How to Find a Business Broker Worth Working With

Vet business brokers by commission structure, deal volume, industry expertise, and track record to maximize your exit value.

  1. Check their deal volume and industry focus. Request a list of transactions closed in the past 24 months in your industry and revenue range. Brokers handling 8-15 deals annually typically have better market knowledge than those doing 3-4. Verify deals through public records or direct seller contact when possible.
  2. Analyze their commission structure and fee transparency. Standard commission ranges from 6-12% for businesses under $5M, sliding down to 3-6% above $10M. Avoid brokers charging upfront fees above $5,000 or success fees plus monthly retainers exceeding $2,500. Get the commission structure in writing before signing.
  3. Evaluate their marketing reach and buyer network. Ask for their buyer database size and acquisition criteria breakdown. Effective brokers maintain 500+ qualified buyers and use 4-6 listing platforms beyond their own website. Request examples of marketing packages for similar businesses.
  4. Test their valuation methodology and market knowledge. A competent broker should present 3-5 comparable sales and explain multiple valuation approaches (revenue multiples, EBITDA multiples, asset-based). Their initial range should align within 15-20% of your own research or professional appraisal.

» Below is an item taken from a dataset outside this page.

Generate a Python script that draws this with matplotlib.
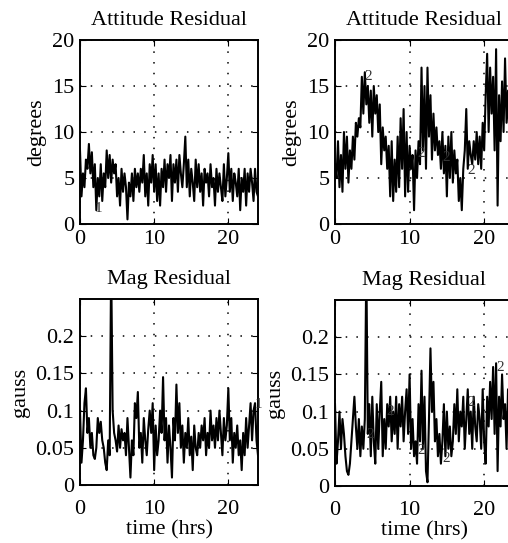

  5. Verify references and average time to close. Contact 3-5 recent sellers directly, focusing on deals that closed within 12-18 months. Ask about communication frequency, buyer quality, and final sale price versus initial listing. Average time to close should be 6-12 months for established businesses.
  6. Review their listing agreement terms and exclusivity period. Standard exclusive periods run 6-12 months with performance benchmarks for extending. Ensure you retain the right to sell directly to existing contacts and negotiate a reduction clause if they fail to produce qualified offers within 90 days.